>> START Dataset excerpt
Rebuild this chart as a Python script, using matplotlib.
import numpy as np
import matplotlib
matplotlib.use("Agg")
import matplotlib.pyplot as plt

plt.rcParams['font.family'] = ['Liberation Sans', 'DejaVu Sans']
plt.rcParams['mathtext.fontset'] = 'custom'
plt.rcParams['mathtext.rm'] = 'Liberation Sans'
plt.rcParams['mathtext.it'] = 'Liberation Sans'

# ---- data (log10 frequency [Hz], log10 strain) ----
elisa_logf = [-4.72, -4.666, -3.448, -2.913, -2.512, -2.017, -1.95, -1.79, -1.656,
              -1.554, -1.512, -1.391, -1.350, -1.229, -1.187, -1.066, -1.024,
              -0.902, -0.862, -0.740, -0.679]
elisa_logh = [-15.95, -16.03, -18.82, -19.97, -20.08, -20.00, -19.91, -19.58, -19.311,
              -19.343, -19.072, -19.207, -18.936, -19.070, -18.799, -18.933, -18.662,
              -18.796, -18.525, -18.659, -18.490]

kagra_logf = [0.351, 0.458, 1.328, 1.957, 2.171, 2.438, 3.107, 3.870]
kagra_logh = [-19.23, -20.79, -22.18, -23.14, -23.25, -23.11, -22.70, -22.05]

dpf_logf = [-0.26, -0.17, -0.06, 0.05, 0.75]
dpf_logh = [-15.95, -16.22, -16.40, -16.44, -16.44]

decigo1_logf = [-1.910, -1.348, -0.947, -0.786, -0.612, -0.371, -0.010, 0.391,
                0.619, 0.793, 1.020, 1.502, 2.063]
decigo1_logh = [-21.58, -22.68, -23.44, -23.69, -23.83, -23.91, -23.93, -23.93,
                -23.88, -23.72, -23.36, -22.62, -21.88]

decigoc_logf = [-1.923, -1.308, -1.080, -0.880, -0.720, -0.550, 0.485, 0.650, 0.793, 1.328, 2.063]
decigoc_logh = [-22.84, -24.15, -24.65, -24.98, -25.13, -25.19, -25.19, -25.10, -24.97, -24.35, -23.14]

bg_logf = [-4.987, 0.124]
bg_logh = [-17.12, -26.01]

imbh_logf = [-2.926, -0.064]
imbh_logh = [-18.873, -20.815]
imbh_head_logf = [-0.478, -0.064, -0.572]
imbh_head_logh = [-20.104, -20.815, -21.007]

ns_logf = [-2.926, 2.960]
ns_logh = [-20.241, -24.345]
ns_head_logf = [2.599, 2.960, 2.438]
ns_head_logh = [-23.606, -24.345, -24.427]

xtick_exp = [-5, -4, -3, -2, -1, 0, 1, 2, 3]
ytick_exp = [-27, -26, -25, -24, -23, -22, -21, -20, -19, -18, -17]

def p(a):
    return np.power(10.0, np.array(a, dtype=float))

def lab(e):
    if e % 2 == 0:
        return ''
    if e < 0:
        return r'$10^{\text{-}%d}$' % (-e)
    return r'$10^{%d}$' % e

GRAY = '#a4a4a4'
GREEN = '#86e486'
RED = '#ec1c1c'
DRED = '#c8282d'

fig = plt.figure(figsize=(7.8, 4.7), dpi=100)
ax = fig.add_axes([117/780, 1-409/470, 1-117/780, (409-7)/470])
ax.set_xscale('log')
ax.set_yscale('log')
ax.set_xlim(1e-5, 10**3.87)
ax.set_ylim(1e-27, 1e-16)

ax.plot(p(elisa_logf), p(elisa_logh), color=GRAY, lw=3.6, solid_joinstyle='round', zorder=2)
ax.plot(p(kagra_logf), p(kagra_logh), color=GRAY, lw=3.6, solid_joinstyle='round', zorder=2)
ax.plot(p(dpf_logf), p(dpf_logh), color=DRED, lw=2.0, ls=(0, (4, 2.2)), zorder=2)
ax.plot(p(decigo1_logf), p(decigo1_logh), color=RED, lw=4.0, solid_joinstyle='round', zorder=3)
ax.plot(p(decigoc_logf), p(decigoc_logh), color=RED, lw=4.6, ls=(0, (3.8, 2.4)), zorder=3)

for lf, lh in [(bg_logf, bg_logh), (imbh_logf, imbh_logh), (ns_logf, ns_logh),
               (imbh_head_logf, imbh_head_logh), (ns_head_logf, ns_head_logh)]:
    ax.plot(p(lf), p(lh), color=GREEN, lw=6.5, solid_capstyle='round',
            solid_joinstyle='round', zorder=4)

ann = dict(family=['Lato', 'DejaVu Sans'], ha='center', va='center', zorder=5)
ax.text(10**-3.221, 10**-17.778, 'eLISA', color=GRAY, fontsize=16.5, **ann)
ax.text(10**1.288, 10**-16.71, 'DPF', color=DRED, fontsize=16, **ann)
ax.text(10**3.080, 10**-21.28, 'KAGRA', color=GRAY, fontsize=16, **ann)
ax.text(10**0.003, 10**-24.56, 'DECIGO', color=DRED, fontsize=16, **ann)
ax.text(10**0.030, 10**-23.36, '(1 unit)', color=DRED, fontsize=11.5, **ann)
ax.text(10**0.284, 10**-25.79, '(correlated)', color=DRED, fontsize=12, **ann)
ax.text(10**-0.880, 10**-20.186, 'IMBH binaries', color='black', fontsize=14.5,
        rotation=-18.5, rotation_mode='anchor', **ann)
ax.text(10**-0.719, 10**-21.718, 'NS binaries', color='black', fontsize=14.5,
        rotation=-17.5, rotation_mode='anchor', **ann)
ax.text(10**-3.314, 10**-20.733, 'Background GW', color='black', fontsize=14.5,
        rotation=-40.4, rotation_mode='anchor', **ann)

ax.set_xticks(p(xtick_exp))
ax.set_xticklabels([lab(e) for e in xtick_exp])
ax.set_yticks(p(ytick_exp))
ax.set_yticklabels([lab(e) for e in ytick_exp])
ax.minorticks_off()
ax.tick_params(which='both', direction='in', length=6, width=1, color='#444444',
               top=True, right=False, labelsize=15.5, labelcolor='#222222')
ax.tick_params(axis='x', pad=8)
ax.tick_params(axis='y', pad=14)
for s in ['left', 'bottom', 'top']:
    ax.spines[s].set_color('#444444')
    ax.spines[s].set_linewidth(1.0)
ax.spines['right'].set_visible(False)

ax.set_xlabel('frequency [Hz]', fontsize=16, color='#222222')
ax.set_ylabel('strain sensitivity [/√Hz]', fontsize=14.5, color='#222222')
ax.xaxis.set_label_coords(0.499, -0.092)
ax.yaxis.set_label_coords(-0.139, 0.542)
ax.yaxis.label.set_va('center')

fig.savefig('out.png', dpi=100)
>> END Dataset excerpt
### Exercise details
From the very first line of the data through the line with "plt.rcParams['mathtext.it'] = 'Liberation" in it, please reproduce each line exactly and output nothing more.

### Reply to the task
Rebuild this chart as a Python script, using matplotlib.
import numpy as np
import matplotlib
matplotlib.use("Agg")
import matplotlib.pyplot as plt

plt.rcParams['font.family'] = ['Liberation Sans', 'DejaVu Sans']
plt.rcParams['mathtext.fontset'] = 'custom'
plt.rcParams['mathtext.rm'] = 'Liberation Sans'
plt.rcParams['mathtext.it'] = 'Liberation Sans'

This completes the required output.